Manufacturing makes up 15 percent of India’s GDP, and with the government’ Make-in-India initiative, one only expects investments to increase. However, the reality today is that India has to soon make it big in manufacturing if it has to provide 300 million jobs by 2030, as per the Ministry of Labour statistics. While the consumer services and technology sectors will be job creators, manufacturing and agriculture will remain the largest employers.
“We have to help manufacturers fast with quality design and product development,” says Viraj. He says this is possible if medium sized industries can reach research institutes that are great at design.
“There is no doubt that the industry is capital intensive and requires research and finance to back them,” says Lakshman.
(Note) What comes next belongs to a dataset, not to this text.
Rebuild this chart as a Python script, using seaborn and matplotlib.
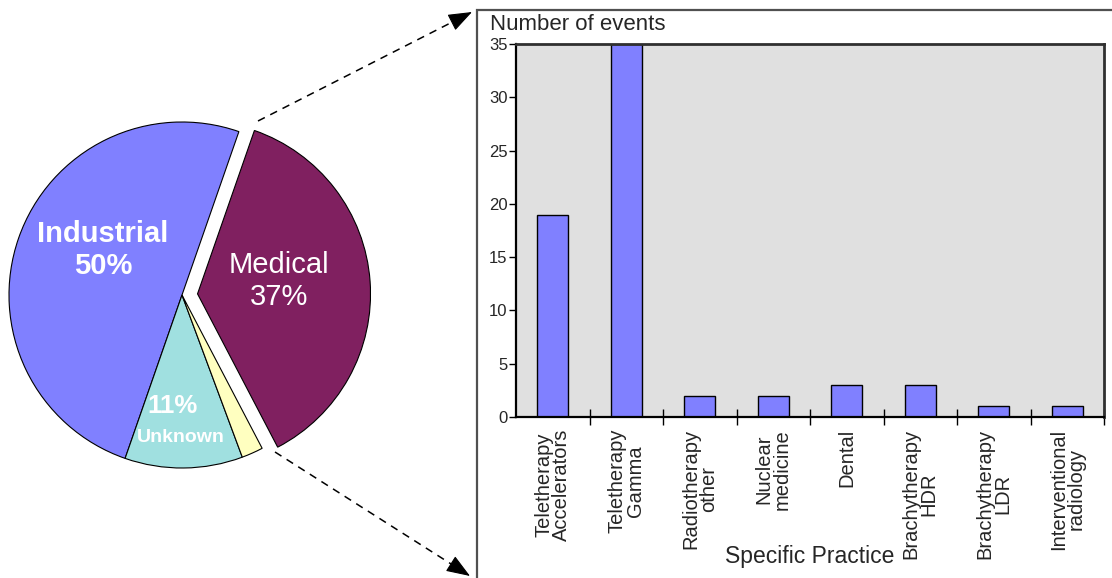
import matplotlib
matplotlib.use("Agg")
import matplotlib.pyplot as plt
from matplotlib.patches import Rectangle
import seaborn as sns
import pandas as pd

# Share of events by sector
sectors = ["Industrial", "Unknown", "Other", "Medical"]
sector_share = [50, 11, 2, 37]
sector_colors = ["#8080FF", "#A0E0E0", "#FFFFC0", "#802060"]

# Medical events broken down by practice
practices = [
    "Teletherapy\nAccelerators",
    "Teletherapy\nGamma",
    "Radiotherapy\nother",
    "Nuclear\nmedicine",
    "Dental",
    "Brachytherapy\nHDR",
    "Brachytherapy\nLDR",
    "Interventional\nradiology",
]
events = [19, 35, 2, 2, 3, 3, 1, 1]
y_ticks = [0, 5, 10, 15, 20, 25, 30, 35]

sns.set_style("white")
plt.rcParams["font.family"] = ["Liberation Sans", "DejaVu Sans"]

W, H = 1112, 578
fig = plt.figure(figsize=(W / 100, H / 100), dpi=100)


def fx(px):
    return px / W


def fy(py):
    return (H - py) / H


# ---- pie ----
cx, cy, r = 182, 295, 173
half = 1.2 * r
ax_pie = fig.add_axes([fx(cx - half), fy(cy + half), 2 * half / W, 2 * half / H])
ax_pie.pie(
    sector_share,
    colors=sector_colors,
    startangle=70.8,
    counterclock=True,
    explode=[0, 0, 0, 0.09],
    wedgeprops=dict(edgecolor="black", linewidth=0.8),
)
ax_pie.set_xlim(-1.2, 1.2)
ax_pie.set_ylim(-1.2, 1.2)
ax_pie.set_aspect("equal")
ax_pie.axis("off")


def pd_xy(px, py):
    return (px - cx) / r, (cy - py) / r


ax_pie.text(*pd_xy(103, 250), f"{sectors[0]}\n{sector_share[0]}%", color="white",
            fontsize=21, fontweight="bold", ha="center", va="center", linespacing=1.15)
ax_pie.text(*pd_xy(279, 281), f"{sectors[3]}\n{sector_share[3]}%", color="white",
            fontsize=21, ha="center", va="center", linespacing=1.15)
ax_pie.text(*pd_xy(172, 406), f"{sector_share[1]}%", color="white",
            fontsize=18.5, fontweight="bold", ha="center", va="center")
ax_pie.text(*pd_xy(181, 438), sectors[1], color="white",
            fontsize=14, fontweight="bold", ha="center", va="center")

# ---- zoom arrows ----
for (x0, y0), (x1, y1) in [((258, 121), (472, 12)), ((275, 452), (470, 576))]:
    fig.add_artist(plt.Line2D([fx(x0), fx(x1 - (x1 - x0) * 0.06)],
                              [fy(y0), fy(y1 - (y1 - y0) * 0.06)],
                              transform=fig.transFigure, color="black",
                              linewidth=1.1, linestyle=(0, (5, 4))))
    fig.add_artist(matplotlib.patches.FancyArrowPatch(
        (fx(x1 - (x1 - x0) * 0.09), fy(y1 - (y1 - y0) * 0.09)), (fx(x1), fy(y1)),
        transform=fig.transFigure, arrowstyle="-|>,head_length=0.75,head_width=0.28",
        mutation_scale=20, color="black", linewidth=0.8, shrinkA=0, shrinkB=0))

# ---- chart frame ----
fig.add_artist(Rectangle((fx(477), -0.05), 0.7, fy(10) + 0.05, transform=fig.transFigure,
                         fill=False, edgecolor="#505050", linewidth=1.6))

# ---- bar chart ----
ax = fig.add_axes([fx(516), fy(417), (1104 - 516) / W, (417 - 44) / H])
df = pd.DataFrame({"practice": practices, "events": events})
sns.barplot(data=df, x="practice", y="events", color="#8080FF", saturation=1,
            edgecolor="black", linewidth=1.0, width=0.42, ax=ax)
ax.set_facecolor("#E0E0E0")
ax.set_xlim(-0.5, len(practices) - 0.5)
ax.set_ylim(0, 35)
ax.set_yticks(y_ticks)
ax.set_yticklabels([str(v) for v in y_ticks], fontsize=12)
ax.tick_params(axis="y", direction="out", length=5, width=1, pad=1, left=True, color="black")
ax.set_xticks(range(len(practices)))
ax.set_xticklabels(practices, rotation=90, fontsize=14.5, linespacing=0.95,
                   ha="center", va="top", multialignment="center")
ax.tick_params(axis="x", length=0, pad=8.5)
ax.set_xticks([i + 0.5 for i in range(len(practices))], minor=True)
ax.tick_params(axis="x", which="minor", direction="inout", length=11, width=1,
               bottom=True, color="black")
ax.set_xlabel("")
ax.set_ylabel("")
for side in ["left", "bottom"]:
    ax.spines[side].set_color("black")
    ax.spines[side].set_linewidth(1.6)
for side in ["top", "right"]:
    ax.spines[side].set_color("#303030")
    ax.spines[side].set_linewidth(2)
    ax.spines[side].set_visible(True)

fig.text(fx(490), fy(24), "Number of events", fontsize=16, ha="left", va="center")
fig.text(fx(810), fy(557), "Specific Practice", fontsize=16.5, ha="center", va="center")

fig.savefig("out.png", dpi=100)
According to the Department of Industrial Promotion and Policy, the Make-in-India initiative has received commitments up to $222 billion from the likes of Apple and Xiaomi, among many others.
Academia, however, has remained a problem and IIT-Madras is creating a platform for manufacturing companies. “If you look at innovations, like GPS, they came out of research. The under-water sonar was built indigenously in India through research. India has the capabilities in manufacturing, it needs the right investment and support,” says Professor Rao.
With IoT, Indian manufacturing can grow faster.
Indian innovations in the IoT era are being ushered in by several small companies such as AIBONO and Peat in agriculture, Covacis in manufacturing, Purnatva in tracking school kids, Light Metrics in transportation and Gaia in smart cities.
Mahesh Lingareddy, Chairman of Smartron, says: “Today, the lives of digital natives, in the Bay Area and New York, are the same as those in Bangalore and Hyderabad.”
According to a Nasscom and Deloitte report titled Revolution in the Making, India will have 1.9 billion IoT devices installed, from the current base of 60 million devices, with a market size of $9 billion 2020 . If this “really” happens, India’s installed base will be 10 percent of the total volume of the globe. In terms of market size, India will be 0.40 percent of the total global value of $3 trillion.
However, industrial adoption is what is really driving this wave. The 5,000 farmers in Maharashtra and Gujarat who use M&M tractors will explain how the internet is benefiting them. Each of their tractors generates data worth 5MB per day; only a select few parameters are programmed to be captured, but the equipment can generate volumes of data. Tractors are fitted with Bosch’s IoT devices whose sensors can track operations on a real-time basis.
India certainly has the base to make manufacturing a viable career option. Before that, however, the ecosystem of academia, private sector, and government should move it from being an island of confusion to a unitary system of bringing about creativity and innovation in manufacturing. Then, add startups to the mix to find more solutions.